In the resulting screen, you’ll see the recently used/suggested app tools (you can see the Mario sticker we recently used hanging out in the corner). Down at the bottom you’ll find three icons. From right to left: the up arrow will expand the selection to show you more options, the middle icon indicates what app display panel you’re on (most recent, followed by dots indicating how many pages of apps you have, much like the iOS Home Screen itself), and finally, the icon we’re most interested in at the moment: the iMessage app store icon. Click on the icon that looks like four small ovals grouped together to continue.
It’s pretty empty in here. By default, iOS 10 only enabled Recents, the #images search (for all your iMessage GIF needs), and the Music iMessage app. No worries though, we’re about to liven things up in here. Tap on the “+” Store icon.
There you’ll find three navigation tabs. The featured tab, seen below, showcases the featured apps just like in the main App Store. The categories tab allows for browsing like “Games” and “Dining”. Finally the “Manage” tab allows you to manage which apps appear in iMessage. Let’s click on “Manage” now to get a head start on checking out iMessage apps.
There are a few things here you’ll want to pay attention to. First, rather than send you off searching for new apps, we brought you here to see if any of the existing apps on your iOS device already support iMessage. After all, what better place to start than with iMessage extensions of the apps you already know and love?
As you can see in the screenshot below, there are multiple apps available on my phone, including CARROT Weather and Yelp. Here you have two choices. You can manually toggle apps on and off, or you can toggle “Automatically Add Apps” on, which will ensure that in the future, when you download an app that has a companion iMessage app, it will add it automatically to iMessage.
While you can selectively toggle them, we’d recommend toggling “Automatically Add Apps” on, at least for now. As the iMessage App store is still in its infancy it makes sense to have your apps, as they update and potentially gain iMessage integration, automatically add themselves. Is this becomes a nuisance you can always return to this menu and toggle it off.
Don’t see a lot here in your existing apps queue? Don’t fret, you can pop right back into the Featured tab and browse about looking for something of interest. How about Confide, the privacy plugin for iMessage that offers hidden and disappearing messages? Search for it by name or head over to the Productivity category in the “Categories” tab and downloading it is as simple as downloading a regular app in the App Store: just click on the “Get” icon to download it.

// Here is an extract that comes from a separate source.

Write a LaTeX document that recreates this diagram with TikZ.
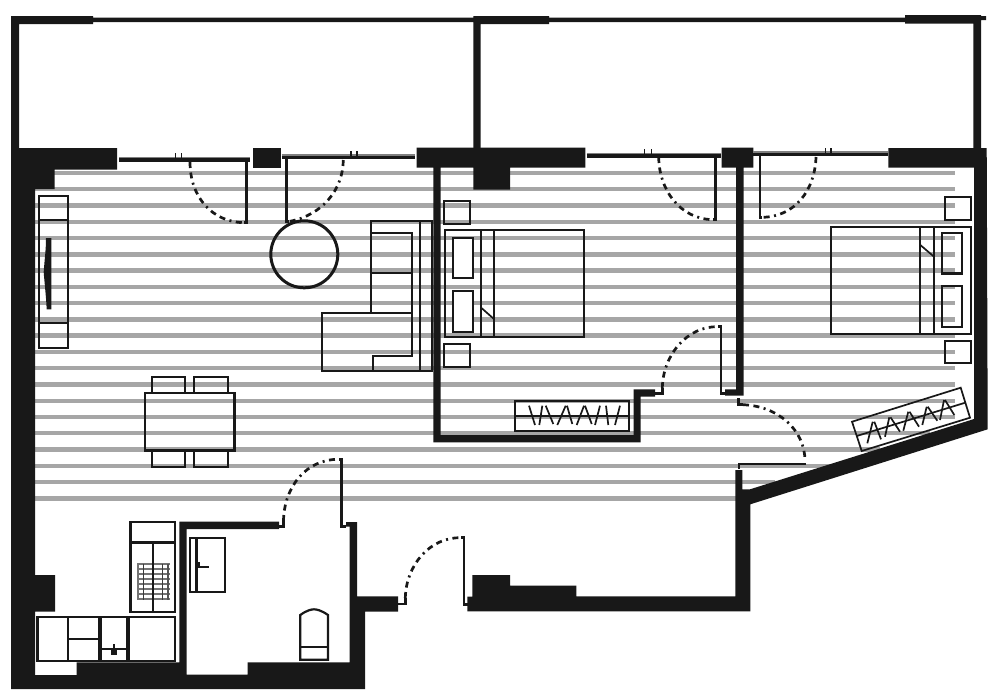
\documentclass[tikz,border=0pt]{standalone}
\definecolor{wallc}{HTML}{181818}
\definecolor{stripec}{HTML}{A6A6A6}
\tikzset{
  wall/.style={fill=wallc,draw=none},
  stripe/.style={draw=stripec,line width=4.4pt},
  furn/.style={draw=wallc,line width=2.2pt},
  thinf/.style={draw=wallc,line width=1.7pt},
  leaf/.style={draw=wallc,line width=2.6pt},
  swing/.style={draw=wallc,line width=2.7pt,dash pattern=on 6pt off 4.5pt on 6pt off 4.5pt on 2pt off 4.5pt},
  slider/.style={draw=wallc,line width=3.4pt},
  sliderback/.style={draw=wallc!55,line width=1.6pt},
  tick/.style={draw=wallc,line width=1.3pt},
  pillow/.style={draw=wallc,line width=2.2pt,fill=white}
}
\begin{document}
\begin{tikzpicture}[x=1pt,y=-1pt]
\useasboundingbox (0,0) rectangle (1000,699);
% floor stripes
\foreach \i/\xa/\xb in {0/54/955,1/35/955,2/35/955,3/35/955,4/35/955,5/35/955,6/35/955,7/35/955,8/35/955,9/35/955,10/35/955,11/35/955,12/35/955,13/35/955,14/35/955,15/35/955,16/35/930,17/35/880,18/35/830,19/35/775,20/35/736}
  \draw[stripe] (\xa,173+16.265*\i) -- (\xb,173+16.265*\i);
% balcony walls
\fill[wall] (11,16) -- (93,16) -- (93,17.5) -- (473.3,17.5) -- (473.3,16) -- (549,16) -- (549,17.5) -- (905,17.5) -- (905,15) -- (981,15) -- (981,16) -- (986,16) -- (986,20) -- (981,20) -- (981,150) -- (973.3,150) -- (973.3,23.5) -- (905,23.5) -- (905,22) -- (549,22) -- (549,24) -- (480.7,24) -- (480.7,150) -- (473.3,150) -- (473.3,22) -- (93,22) -- (93,24) -- (19,24) -- (19,150) -- (11,150) -- cycle;
% main outer wall: left, bottom, bathroom
\fill[wall] (11,148) -- (117,148) -- (117,169.5) -- (54.5,169.5) -- (54.5,189) -- (35,189) -- (35,575) -- (55,575) -- (55,611.7) -- (35,611.7) -- (35,675) -- (76.7,675) -- (76.7,662.3) -- (179.3,662.3) -- (179.3,521.7) -- (279,521.7) -- (279,529) -- (186.7,529) -- (186.7,674.7) -- (247.7,674.7) -- (247.7,662.3) -- (349.5,662.3) -- (349.5,526.7) -- (346,526.7) -- (346,522) -- (357,522) -- (357,596.3) -- (398,596.3) -- (398,611.7) -- (365,611.7) -- (365,689) -- (11,689) -- cycle;
% right outer wall
\fill[wall] (467.3,596.7) -- (472.3,596.7) -- (472.3,575) -- (510,575) -- (510,585.7) -- (576.3,585.7) -- (576.3,596.3) -- (735.3,596.3) -- (735.3,470) -- (742.3,470) -- (742.3,489.3) -- (750,489.3) -- (974,419) -- (974,167.7) -- (888.3,167.7) -- (888.3,148) -- (986.7,148) -- (987.7,429.3) -- (750.3,504.3) -- (750.3,611.3) -- (467.3,611.3) -- cycle;
% piers and partition walls
\fill[wall] (252.7,147.7) rectangle (281,167.5);
\fill[wall] (416.7,147.7) -- (585.3,147.7) -- (585.3,167.7) -- (510,167.7) -- (510,189.5) -- (473.3,189.5) -- (473.3,167.7) -- (440.7,167.7) -- (440.7,435) -- (633.7,435) -- (633.7,389.3) -- (655,389.3) -- (655,396.7) -- (640.7,396.7) -- (640.7,442.3) -- (433.3,442.3) -- (433.3,167.7) -- (416.7,167.7) -- cycle;
\fill[wall] (721.7,147.7) -- (753.3,147.7) -- (753.3,167.5) -- (743.7,167.5) -- (743.7,395.7) -- (725,395.7) -- (725,389.3) -- (736,389.3) -- (736,167.5) -- (721.7,167.5) -- cycle;
% sliding doors
\draw[sliderback] (119,157.3) -- (250,157.3);
\draw[sliderback] (281.5,155) -- (415,155);
\draw[sliderback] (586.7,153.6) -- (721.3,153.6);
\draw[sliderback] (753.3,152) -- (888,152);
\draw[slider] (119,160) -- (250,160);
\draw[slider] (281.5,157.5) -- (415,157.5);
\draw[slider] (586.7,156) -- (721.3,156);
\draw[slider] (753.3,154.3) -- (888,154.3);
\foreach \x/\y in {175.7/158,181.7/158,351/156,357/156,644.5/154,651.5/154,825.7/152.5,831/152.5}
  \draw[tick] (\x,\y) -- (\x,\y-5);
% balcony door leaves and swings
\draw[leaf] (244,222.7) -- (246.7,222.7) -- (246.7,160);
\draw[swing] (190,162) .. controls (190,197) and (212,222) .. (244,222.7);
\draw[leaf] (289,221.3) -- (286.7,221.3) -- (286.7,159);
\draw[swing] (343.3,160) .. controls (343,190) and (322,215) .. (290,221.3);
\draw[leaf] (713,219.7) -- (715.3,219.7) -- (715.3,157);
\draw[swing] (658.7,157) .. controls (659,190) and (680,219) .. (713,219.7);
\draw[leaf] (762,217.3) -- (760,217.3) -- (760,156);
\draw[swing] (816,157) .. controls (815,190) and (795,217) .. (762,217.3);
% inner doors
\draw[leaf] (279,526.5) -- (283.5,526.5) -- (283.5,521);
\draw[swing] (283.5,521) .. controls (284,487) and (306,459) .. (339,459.3);
\draw[leaf] (339,459.3) -- (341.7,459.3) -- (341.7,526.5) -- (346,526.5);
\draw[leaf] (398,604) -- (405.3,604) -- (405.3,598);
\draw[swing] (405.3,598) .. controls (406,565) and (430,537) .. (461,537.7);
\draw[leaf] (461,537.7) -- (464,537.7) -- (464,604.7) -- (468,604.7);
\draw[leaf] (655,393.3) -- (662.3,393.3) -- (662.3,388);
\draw[swing] (662.3,388) .. controls (663,354) and (688,326) .. (718,326.7);
\draw[leaf] (718,326.7) -- (721,326.7) -- (721,393.3) -- (725,393.3);
\draw[leaf] (738.7,398.3) -- (738.7,404.7) -- (743,404.7);
\draw[swing] (743,404.7) .. controls (778,406) and (805,430) .. (805,461);
\draw[furn] (738.7,468.7) -- (738.7,464) -- (806,464);
% table round
\draw[draw=wallc,line width=3pt] (304.3,254.3) circle[radius=33.5];
% TV unit
\draw[furn] (39,195.7) rectangle (68,348.3);
\draw[furn] (39,220.3) -- (68,220.3) (39,323.3) -- (68,323.3);
\fill[wall] (46,238) -- (51.3,238) -- (51.3,309.3) -- (46.7,309.3) .. controls (46,295) and (44.5,283) .. (43.7,272) .. controls (44.5,260) and (46,250) .. (46,238) -- cycle;
% sofa
\draw[furn] (371,313) -- (371,221) -- (431.7,221) -- (431.7,370.7) -- (322.3,370.7) -- (322.3,312.7) -- (411.7,312.7);
\draw[furn] (420,221) -- (420,370.7);
\draw[furn] (371,232.7) -- (411.7,232.7) -- (411.7,355.7) -- (373.3,355.7) -- (373.3,370.7);
\draw[furn] (371,273.3) -- (411.7,273.3);
% dining
\draw[draw=wallc,line width=2.4pt] (145,392.7) rectangle (234.3,450.3);
\draw[furn] (151.7,392.7) -- (151.7,376.7) -- (185.3,376.7) -- (185.3,392.7);
\draw[furn] (194,392.7) -- (194,376.7) -- (228,376.7) -- (228,392.7);
\draw[furn] (151.7,450.3) -- (151.7,466.7) -- (185.3,466.7) -- (185.3,450.3);
\draw[furn] (194,450.3) -- (194,466.7) -- (228,466.7) -- (228,450.3);
% bedroom 1
\draw[furn] (444.3,200.7) rectangle (470,224);
\draw[furn] (444.3,344) rectangle (470,367.3);
\draw[furn] (444.7,230) rectangle (584.3,337.3);
\draw[furn] (480.7,230) -- (480.7,337.3) (494.3,230) -- (494.3,337.3);
\draw[pillow] (453.3,238) rectangle (473.3,278.3);
\draw[pillow] (453.3,291) rectangle (473.3,331.7);
\draw[thinf] (480.7,307.3) -- (494.3,319.3);
% bedroom 2
\draw[furn] (945.3,197) rectangle (970.7,220.3);
\draw[furn] (945.3,340.7) rectangle (970.7,363.3);
\draw[furn] (831,226.7) rectangle (970.7,334);
\draw[furn] (920.3,226.7) -- (920.3,334) (934,226.7) -- (934,334);
\draw[draw=wallc,line width=2.4pt] (941.7,232.7) rectangle (961.7,273.3);
\draw[draw=wallc,line width=2.4pt] (941.7,286) rectangle (961.7,326.7);
\draw[thinf] (920.3,245) -- (934,256.7);
% wardrobe 1
\draw[thinf] (515,400.7) rectangle (629.3,430.7);
\draw[thinf] (515,415.7) -- (629.3,415.7);
\draw[thinf] (529,405.7) -- (535,425) (539.3,425) -- (542.3,405.7) (545.7,405.7) -- (553.3,424);
\draw[thinf] (557.3,425) -- (565.7,405.7) (567,405.7) -- (572.3,424);
\draw[thinf] (576.7,425) -- (584,405.7) (585,405.7) -- (591.7,424);
\draw[thinf] (595,425) -- (600,405.7);
\draw[thinf] (606,405.7) -- (608.3,425) (615,425) -- (620,405.7);
% wardrobe 2
\draw[thinf] (852,421.7) -- (960.7,387.7) -- (970,417.7) -- (861.7,451) -- cycle;
\draw[thinf] (856.7,436) -- (965.2,402.7);
\draw[thinf] (867.3,443.3) -- (872.7,421.7) (874.3,421.7) -- (881,439.3);
\draw[thinf] (885,436.7) -- (889.3,417.3) (890.5,417.3) -- (900,431.7);
\draw[thinf] (903.3,430.7) -- (908.3,411.7) (909.5,411.7) -- (919,426.7);
\draw[thinf] (922.3,425) -- (926.7,406.7) (927.7,406.7) -- (937.3,420.7);
\draw[thinf] (940,420) -- (944,400) (945,400) -- (954.3,415);
% kitchen
\draw[furn] (37.5,617) rectangle (67.7,661);
\draw[furn] (67.7,617) rectangle (99.5,661);
\draw[furn] (67.7,638.7) -- (99.5,638.7);
\draw[furn] (101.3,617) rectangle (127,661);
\draw[furn] (101.3,649.3) -- (127,649.3);
\draw[furn] (128.7,617) rectangle (175,661);
\draw[furn] (37.5,617) -- (175,617);
\fill[wall] (110.5,649.3) rectangle (117,654.5);
\draw[furn] (113.8,644) -- (113.8,650);
% cooker
\foreach \i in {0,...,7} \draw[draw=wallc!60,line width=1.9pt] (137,564.3+5*\i) -- (170,564.3+5*\i);
\foreach \x/\k in {138/60,143.5/85,162.5/85,168/75} \draw[draw=wallc!\k,line width=1.5pt] (\x,563.5) -- (\x,600);
\draw[furn] (130.5,522.3) rectangle (175.3,612.3);
\draw[draw=wallc,line width=2.8pt] (130.5,542.7) -- (175.3,542.7);
\draw[furn] (152.7,542.7) -- (152.7,612.3);
% bathroom
\draw[furn] (189.7,538.3) rectangle (224.7,592.3);
\draw[draw=wallc,line width=2.6pt] (196.3,538.3) -- (196.3,592.3);
\fill[wall] (196.3,562.3) rectangle (200.3,567.7);
\draw[furn] (196.3,567) -- (209,567);
\draw[furn] (300.3,659.7) -- (300.3,615) .. controls (307,610) and (312,609.3) .. (314,609.3) .. controls (316,609.3) and (321,610) .. (328,615) -- (328,659.7) -- cycle;
\draw[furn] (300.3,646.7) -- (328,646.7);
\end{tikzpicture}
\end{document}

Poke around for a bit, find a few additional apps, and then we’ll take a look at how to use them.
There’s one thing worth noting before we continue. While some iMessage apps, like the sticker packs, are completely standalone, iMessage apps that are essentially an extension of a bigger iOS application (like the Confide privacy iMessage app we just downloaded) will trigger the download of the full application. This means a tiny download for a sticker pack, but a potentially bigger download for apps like Confide, Kayak, Yelp, and others that require a full iOS app behind the iMessage app to function properly.
How to Use iMessage Apps
Using iMessage apps is pretty straightforward once you have your favorites picked out. In order to use your iMessage apps, tap the App icon from within an iMessage message. Then simply swipe back and forth between your apps until you locate one you want to use.
In this case, we’d like to share the weather forecast from the CARROT Weather iMessage app, so we click on the big “Share” icon. Every app varies slightly, but they’re all pretty intuitive: click and drag stickers, click to start a game of Words with Friends with your chat partner, etc.
In the case of CARROT, the elegant prose is entirely optional and you may delete it before sending–but who would want to?
How to Remove iMessage Apps
Removing iMessage apps is a simple affair. Open up a message again, tap on the iMessage app icon, and then again on the four ovals just as we did in the previous section. Now, instead of exploring the App Store, we’re going to press and hold on an app icon.
The app icons will begin to jiggle about, just like when you are deleting an regular app from your iOS device. Click on the X to remove them.
There’s an important note to make here: only the iMessage component is removed. In the case of a sticker pack, the sticker pack is simply removed from your device as it is an iMessage only application. In the case of iMessage apps that require iOS support (like aforementioned Confide), deleting the iMessage app does not uninstall the iOS app. It merely removes the app from iMessage and declutters your iMessage app panel. You will need to delete the host app the same way you would delete any other iOS app to complete the removal process.
Finally, if you remove the iMessage app and you want it back, you can go and locate it again in the App Store (in the case of standalone apps) or you can go back to the “Manage” tab we visited early in the tutorial–any helper iMessage app you’ve removed (but kept the host app on your iOS device) will still be there waiting for you to toggle it back on.
That’s all there is too it! If you’re happy with the current crop of iMessage Apps, then you’re off to the races. If you’re not so happy, we’d really encourage you to check back in on the state of affairs in a few months. When iOS 10 beta came out, the iMessage App store felt like a joke–there was nothing in it but a handful of dull, silly sticker packs. When iOS 10 was rolled out to the public, there were already hundreds of apps ready to go. In a matter of months, expect the little micro platform Apple is clearly carefully nurturing to explode in size and scope with an app or two for nearly everyone.